Millie McGonigle lives in sunny California, where her days are filled with beach and surf. It should be perfect--but times are tough. Hitler is attacking Europe and it looks like the United States may be going to war. Food is rationed and money is tight. And Millie's sickly little sister gets all the attention and couldn't be more of a pain if she tried. It's all Millie can do to stay calm and feel in control.
Still--there's sand beneath her feet. A new neighbor from the city, who has a lot to teach Millie. And surfer boy Rocky to admire--even if she doesn't have the guts to talk to him.
It's a time of sunshine, siblings, and stress.

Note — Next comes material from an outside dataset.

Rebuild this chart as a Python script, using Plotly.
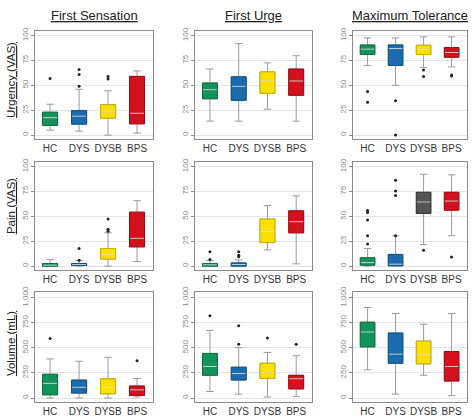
import plotly.graph_objects as go

groups = ["HC", "DYS", "DYSB", "BPS"]
col_titles = ["First Sensation", "First Urge", "Maximum Tolerance"]
row_titles = ["Urgency (VAS)", "Pain (VAS)", "Volume (mL)"]

# Urgency - First Sensation
u_fs_lo = [5, 4, 0, 2]
u_fs_q1 = [9.7, 11, 17, 11.3]
u_fs_med = [17.5, 19, 23.3, 22]
u_fs_q3 = [23, 24.6, 30.5, 59]
u_fs_hi = [31, 46, 44.5, 64.5]
u_fs_out = [[57], [66, 61, 49], [59, 56.5], []]

# Urgency - First Urge
u_fu_lo = [14, 14, 26, 14]
u_fu_q1 = [36.5, 34.9, 42, 40]
u_fu_med = [45.6, 49, 54.4, 54.4]
u_fu_q3 = [52.4, 58.6, 63.5, 66.4]
u_fu_hi = [66.4, 92, 72.6, 79.8]
u_fu_out = [[], [], [], []]

# Urgency - Maximum Tolerance
u_mt_lo = [70, 50, 68, 68.6]
u_mt_q1 = [81, 70, 81, 78.3]
u_mt_med = [86.4, 87, 86.4, 83]
u_mt_q3 = [90.6, 90.6, 90.3, 88]
u_mt_hi = [97.7, 97.7, 98.7, 98.7]
u_mt_out = [[43.7, 33], [34.6, 0], [65.4, 59], [60.5, 59.5]]

# Pain - First Sensation
p_fs_lo = [0, 0, 0, 4.6]
p_fs_q1 = [0, 0.7, 7.2, 19.4]
p_fs_med = [1, 1.6, 12, 28]
p_fs_q3 = [2.6, 2.6, 17.8, 54.3]
p_fs_hi = [6.6, 5.6, 33.5, 65.8]
p_fs_out = [[], [17.8, 6], [47.4, 37, 35], []]

# Pain - First Urge
p_fu_lo = [0, 0, 16.4, 2.3]
p_fu_q1 = [0, 0, 23.7, 33.5]
p_fu_med = [1.3, 1.6, 35, 44.7]
p_fu_q3 = [2.6, 3.3, 47.4, 55.6]
p_fu_hi = [5.6, 6.2, 60.9, 70.7]
p_fu_out = [[14.5, 6.6], [14.5, 11, 9.5], [], []]

# Pain - Maximum Tolerance
p_mt_lo = [0, 0, 21.7, 30.6]
p_mt_q1 = [1, 0.3, 53, 56.3]
p_mt_med = [3.6, 2, 64.5, 65.5]
p_mt_q3 = [8.5, 11.8, 74.3, 74.3]
p_mt_hi = [17.8, 30.6, 92.4, 91.8]
p_mt_out = [[22.4, 30.6, 46.4, 54, 56], [30.6, 71, 75.5, 86.5], [16.1], [9.2]]

# Volume - First Sensation
v_fs_lo = [0, 0, 0, 10]
v_fs_q1 = [32, 49, 42, 26]
v_fs_med = [146, 107, 107, 81]
v_fs_q3 = [237, 179, 192, 120]
v_fs_hi = [390, 367, 406, 195]
v_fs_out = [[594], [], [], [373]]

# Volume - First Urge
v_fu_lo = [65, 39, 10, 16]
v_fu_q1 = [227, 179, 195, 91]
v_fu_med = [315, 244, 250, 192]
v_fu_q3 = [445, 308, 347, 227]
v_fu_hi = [675, 503, 455, 422]
v_fu_out = [[821], [536, 721], [600], [536]]

# Volume - Maximum Tolerance
v_mt_lo = [282, 39, 227, 23]
v_mt_q1 = [510, 347, 341, 169]
v_mt_med = [659, 438, 438, 315]
v_mt_q3 = [757, 649, 568, 464]
v_mt_hi = [903, 844, 737, 844]
v_mt_out = [[], [], [], []]

vas_ticks = [0, 25, 50, 75, 100]
vol_ticks = [0, 250, 500, 750, 1000]

colors = ["#12935a", "#1b6cad", "#fbdf00", "#d3101e"]
border = ["#0b6e42", "#124f82", "#c9b000", "#9e0a14"]
colors_pain_mt = ["#12935a", "#1b6cad", "#555555", "#d3101e"]
border_pain_mt = ["#0b6e42", "#124f82", "#333333", "#9e0a14"]

panels = [
    (u_fs_lo, u_fs_q1, u_fs_med, u_fs_q3, u_fs_hi, u_fs_out),
    (u_fu_lo, u_fu_q1, u_fu_med, u_fu_q3, u_fu_hi, u_fu_out),
    (u_mt_lo, u_mt_q1, u_mt_med, u_mt_q3, u_mt_hi, u_mt_out),
    (p_fs_lo, p_fs_q1, p_fs_med, p_fs_q3, p_fs_hi, p_fs_out),
    (p_fu_lo, p_fu_q1, p_fu_med, p_fu_q3, p_fu_hi, p_fu_out),
    (p_mt_lo, p_mt_q1, p_mt_med, p_mt_q3, p_mt_hi, p_mt_out),
    (v_fs_lo, v_fs_q1, v_fs_med, v_fs_q3, v_fs_hi, v_fs_out),
    (v_fu_lo, v_fu_q1, v_fu_med, v_fu_q3, v_fu_hi, v_fu_out),
    (v_mt_lo, v_mt_q1, v_mt_med, v_mt_q3, v_mt_hi, v_mt_out),
]

W, H = 474, 417
col_px = [(35, 153), (195, 312), (353, 467)]
row_px = [(25, 135), (158, 268), (290, 402)]

fig = go.Figure()
layout = dict(
    width=W, height=H,
    margin=dict(l=0, r=0, t=0, b=0),
    paper_bgcolor="white", plot_bgcolor="white",
    showlegend=False, boxmode="overlay",
    font=dict(family="Liberation Sans, Arial, sans-serif"),
)

BW = 0.52
for k, (lo, q1, med, q3, hi, out) in enumerate(panels):
    r, c = divmod(k, 3)
    n = k + 1
    xa = "x" if n == 1 else f"x{n}"
    ya = "y" if n == 1 else f"y{n}"
    cols = colors_pain_mt if k == 5 else colors
    bords = border_pain_mt if k == 5 else border
    for i in range(len(groups)):
        fig.add_trace(go.Box(
            x=[i], q1=[q1[i]], median=[med[i]], q3=[q3[i]],
            lowerfence=[lo[i]], upperfence=[hi[i]],
            fillcolor=cols[i], line=dict(color="#9a9a9a", width=1),
            width=BW, whiskerwidth=0.5, boxpoints=False,
            xaxis=xa, yaxis=ya, hoverinfo="skip"))
        fig.add_trace(go.Box(
            x=[i], q1=[q1[i]], median=[med[i]], q3=[q3[i]],
            lowerfence=[q1[i]], upperfence=[q3[i]],
            fillcolor=cols[i], line=dict(color=bords[i], width=1),
            width=BW, whiskerwidth=0, boxpoints=False,
            xaxis=xa, yaxis=ya, hoverinfo="skip"))
        fig.add_trace(go.Scatter(
            x=[i - BW / 2 + 0.02, i + BW / 2 - 0.02], y=[med[i], med[i]],
            mode="lines", line=dict(color="rgba(255,255,255,0.75)", width=1),
            xaxis=xa, yaxis=ya, hoverinfo="skip"))
        if out[i]:
            fig.add_trace(go.Scatter(
                x=[i] * len(out[i]), y=out[i], mode="markers",
                marker=dict(color="#222222", size=3),
                xaxis=xa, yaxis=ya, hoverinfo="skip"))

    x0, x1 = col_px[c]
    y0, y1 = row_px[r]
    is_vol = r == 2
    xkey = "xaxis" if n == 1 else f"xaxis{n}"
    ykey = "yaxis" if n == 1 else f"yaxis{n}"
    layout[xkey] = dict(
        domain=[x0 / W, x1 / W], anchor=ya, range=[-0.52, 3.55],
        tickmode="array", tickvals=list(range(len(groups))), ticktext=groups,
        tickfont=dict(size=10, color="#333333"), ticks="", showgrid=False,
        showline=True, mirror=True, linecolor="#8a8a8a", linewidth=1,
        zeroline=False, fixedrange=True)
    layout[ykey] = dict(
        domain=[1 - y1 / H, 1 - y0 / H], anchor=xa,
        range=[-42, 1060] if is_vol else [-4, 105],
        tickmode="array", tickvals=vol_ticks if is_vol else vas_ticks,
        tickformat=",", tickangle=-90,
        tickfont=dict(size=8, color="#8a8a8a"),
        ticks="outside", ticklen=3, tickcolor="#8a8a8a",
        showgrid=True, gridcolor="#e4e4e4", gridwidth=1,
        showline=True, mirror=True, linecolor="#8a8a8a", linewidth=1,
        zeroline=False, fixedrange=True)

annotations = []
for c, t in enumerate(col_titles):
    x0, x1 = col_px[c]
    annotations.append(dict(
        text=f"<u>{t}</u>", x=(x0 + x1) / 2 / W, y=1 - 10 / H,
        xref="paper", yref="paper", showarrow=False,
        xanchor="center", yanchor="middle",
        font=dict(size=13, color="#222222")))
row_centers = [75, 203, 343]
for r, t in enumerate(row_titles):
    annotations.append(dict(
        text=f"<u>{t}</u>", x=11 / W, y=1 - row_centers[r] / H,
        xref="paper", yref="paper", showarrow=False, textangle=-90,
        xanchor="center", yanchor="middle",
        font=dict(size=11.5, color="#222222")))
layout["annotations"] = annotations

fig.update_layout(**layout)
fig.write_html(
    "out.html",
    config={"displayModeBar": False},
    post_script="document.body.style.margin='0px';document.body.style.overflow='hidden';",
)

Will Millie be able to find her way in her family, and keep her balance as the the world around her loses its own?
PUBLISHERS WEEKLY
Newbery Medalist Cushman melds historical detail and generous humor in this gently paced novel of family travails and sociopolitical tensions set in 1941 California. With the threat of war looming following the death of her beloved grandmother, 12-year-old Millie is determined to remember the departed, using a journal to record finds at San Diego's Mission Beach: "I had tides to watch and dead things to find." Millie's feelings of anxiety about global events are compounded by her white family's circumstances: food rations and her father's unemployment, her annoying little sister Lily's health, and having to share a bed with her "stink machine" middle-aged cousin, Edna, who used to live with her grandmother. Each chapter begins with a date, building momentum to December 7 and the attack on Pearl Harbor, an event that sends both her parents back to work and thrusts more responsibility on Millie. Cushman's relationships prove well grounded, and Millie's first-person voice effectively builds strength as she heals from her grandmother's death and embraces the future. Ages 8–12.